Japan's Nikkei average slipped 1.11 percent on Wednesday to its lowest finish in nearly two weeks, hurt by a tumble in U.S. stocks and a stronger yen.

Investors sold a wide range of stocks including high-tech exporters such as Sony Corp. that had led the market's recent rally.

Shares of Aeon Co. Ltd. fell 3.1 percent to 2,195 yen after Japan's second-biggest retail group said on Tuesday that quarterly operating profit fell 16 percent due to poor sales at its U.S. apparel unit Talbots Inc. and some goodwill charges.

Millea Holdings Inc.and other insurers also declined on concerns that a fall in bond yields would hurt income from investments in government bonds. Insurers invest much of the money they collect from policy holders in bonds.

NEC Electronics Corp. was untraded due to a glut of buy orders at 3,670 yen, up 16 percent from Tuesday's close, following news that U.S. investment fund Perry Capital has joined a growing list of foreign shareholders pressuring weak Japanese firms by offering to buy a further 25 percent stake in the ailing chip maker from parent NEC Corp. for $1.25 billion.

Koichi Ogawa, chief portfolio manager at Daiwa SB Investments, said global equities seem to be heading into a short-term correction.

From the perspective of liquidity, there is no market in the world that is not affected by the fallout of the subprime problem. Everyone is linked to this, he said.

Global markets were rattled on Tuesday after two leading rating agencies started to slash ratings for more than $17.3 billion of U.S. mortgage-related debt, raising concerns that the sector's woes are worse than previously thought.

I'm a bit worried about consumer spending in the U.S., but I don't think the U.S. economy will go bad because of this, Ogawa said. And the global economy outside the U.S. is doing well. So we shouldn't see a major negative impact on the global economy.

The benchmark Nikkei closed down 203.16 points at 18,049.51, the lowest close since June 28.

The broader TOPIX index lost 1.20 percent to 1,767.72.

The dollar stood at 121.40 yen after tumbling to a one-month low of 120.99 on EBS in earlier in the session.

Trade volume picked up, with 1.98 billion shares changing hands on the Tokyo exchange's first section, almost in line with last year's daily average of 1.93 billion shares. Declining shares beat advancers by a ratio of more than five to one.

Hiroaki Kuramochi, managing director at Bear Stearns, said the market appears susceptible to external factors such as U.S. stock moves and currencies as investors hold back ahead of an election for the upper house of Japan's parliament later this month.

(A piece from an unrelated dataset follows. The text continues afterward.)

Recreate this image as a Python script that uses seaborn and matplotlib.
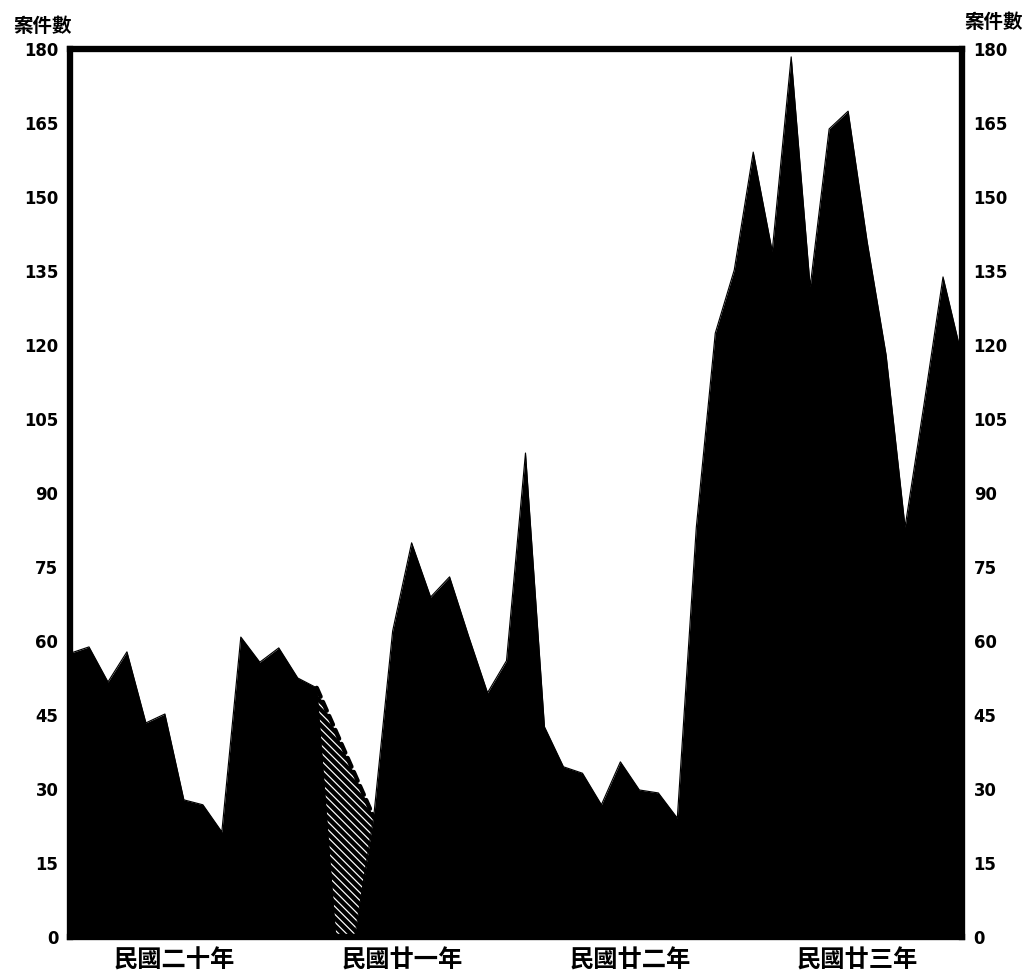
import numpy as np
import matplotlib
matplotlib.use("Agg")
import matplotlib.pyplot as plt
import seaborn as sns

# ---- data (monthly case counts, 民國二十年 – 民國廿三年) ----
years = ["民國二十年", "民國廿一年", "民國廿二年", "民國廿三年"]
cases_y20 = [57.5, 58.8, 51.7, 57.8, 43.4, 45.2, 27.8, 26.8, 21.3, 60.8, 55.7, 58.6]
cases_y21 = [52.5, 50.5, np.nan, np.nan, 24.3, 62.0, 79.9, 68.9, 73.0, 61.0, 49.5, 56.0]
cases_y22 = [98.1, 42.6, 34.5, 33.2, 26.8, 35.5, 29.8, 29.2, 24.1, 83.0, 122.4, 135.2]
cases_y23 = [159.1, 139.0, 178.4, 131.8, 163.8, 167.4, 141.0, 118.0, 83.1, 108.0, 133.8, 117.6]
y_ticks = list(range(0, 181, 15))
y_title = "案件數"

cases = np.array(cases_y20 + cases_y21 + cases_y22 + cases_y23, dtype=float)
months = np.arange(len(cases))

# ---- style ----
sns.set_theme(style="white")
plt.rcParams["font.family"] = ["Noto Sans CJK TC", "DejaVu Sans"]
plt.rcParams["hatch.linewidth"] = 4.4
plt.rcParams["hatch.color"] = "black"
plt.rcParams["text.color"] = "black"

DPI = 70
fig = plt.figure(figsize=(1027 / DPI, 980 / DPI), dpi=DPI, facecolor="white")
ax = fig.add_axes([70 / 1027, 43 / 980, 892 / 1027, 888 / 980])
ax.set_facecolor("white")

# missing months: hatched estimate under a dashed line
missing = np.where(np.isnan(cases))[0]
g0, g1 = missing.min() - 1, missing.max() + 1
gx = months[g0:g1 + 1]
gy = np.interp(gx, [g0, g1], [cases[g0], cases[g1]])
ax.fill_between(gx, gy, 0, facecolor="white", edgecolor="black",
                hatch="\\\\\\", linewidth=0, zorder=1)

# black area
fill_vals = np.nan_to_num(cases, nan=0.0)
ax.fill_between(months, fill_vals, 0, color="black", linewidth=0, zorder=2)
sns.lineplot(x=months, y=fill_vals, color="black", linewidth=1.2, ax=ax, zorder=2)

ax.plot(gx, gy, color="black", linewidth=4.5, linestyle=(0, (2.2, 1.3)),
        dash_capstyle="round", zorder=3)

ax.set_xlim(months[0], months[-1])
ax.set_ylim(y_ticks[0], y_ticks[-1])

ax.set_yticks(y_ticks)
ax.set_yticklabels([str(t) for t in y_ticks], fontfamily="DejaVu Sans",
                   fontweight="bold", fontsize=17)
ax.tick_params(axis="y", left=False, right=False, labelleft=True,
               labelright=True, length=0, pad=12, labelcolor="black")
for lab in ax.get_yticklabels():
    lab.set_fontfamily("DejaVu Sans")

centers = np.arange(len(years)) * 12 + 5.5
ax.set_xticks(centers)
ax.set_xticklabels(years, fontsize=25, fontweight="bold")
ax.tick_params(axis="x", bottom=False, length=0, pad=12, labelcolor="black")

ax.set_xlabel("")
ax.set_ylabel("")
ax.grid(False)

for side in ["left", "right", "top", "bottom"]:
    ax.spines[side].set_visible(True)
    ax.spines[side].set_color("black")
    ax.spines[side].set_linewidth(6.5)
    ax.spines[side].set_zorder(5)

fig.text(42 / 1027, 1 - 27 / 980, y_title, ha="center", va="center",
         fontsize=20, fontweight="bold", color="black")
fig.text(993 / 1027, 1 - 23 / 980, y_title, ha="center", va="center",
         fontsize=20, fontweight="bold", color="black")

fig.savefig("out.png", dpi=DPI, facecolor="white")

After the closing bell, Tokyo Electron Ltd. said orders for its chip- and display-making equipment in April-June fell 35 percent from the previous quarter's record to about 140 billion yen ($1.15 billion), on slower demand from DRAM makers.

SONY, EXPORTERS DOWN

Shares of high-tech exporters tumbled, with Sony down 2 percent at 6,330 yen, while Canon Inc. declined 2.3 percent to 6,960 yen and Kyocera Corp. fell 1.2 percent to 12,880 yen.

Auto shares were also down. Toyota Motor Corp. lost 1.7 percent to 7,660 yen and Honda Motor Co. Ltd. retreated 1.3 percent to 4,470 yen.

A stronger yen weighs on exporters as it cuts the value of their overseas sales when translated back into the Japanese currency.

Shares of Millea were down 2.8 percent at 5,150 yen, Sompo Japan Insurance Inc. fell 2.8 percent to 1,480 yen and Nipponkoa Insurance Co. lost 2.9 percent to 1,115 yen.

The yield on the benchmark 10-year Japanese government bond plunged 8 basis points to a one-week low of 1.880 percent as of 0612 GMT, reflecting worries about the subprime mortgage market and the deteriorating housing market in the United States, which pushed investors to buy bonds.

Shares of NEC advanced 1.4 percent to 639 yen.

Elsewhere, there was only a single transaction in shares of Bull-Dog Sauce Co. Ltd., which was otherwise untraded and was quoted at 725 yen, down 12.1 percent.

U.S. hedge fund Steel Partners said it has appealed to Japan's Supreme Court over a court ruling in favor of Bull-Dog Sauce's anti-takeover defenses.

The defenses involve issuing stock acquisition rights on Wednesday aimed at diluting Steel Partners' shareholding from 10 percent to less than 3 percent.

Komatsu Ltd. climbed 1.8 percent to 3,900 yen after the Nikkei Financial Daily reported that Japan's top construction machinery maker is expected to boost its annual dividend payment by about 20 percent to 50 yen by the year ending in March 2010 as strong global demand lifts earnings.

Toshiba Corp. advanced 4.5 percent to 1,125 yen after CLSA raised its rating on the electronics conglomerate to buy from underperform, citing a stronger-than-expected NAND flash memory market and a deal to sell part of its stake in nuclear power unit Westinghouse to Kazakh state firm Kazatomprom.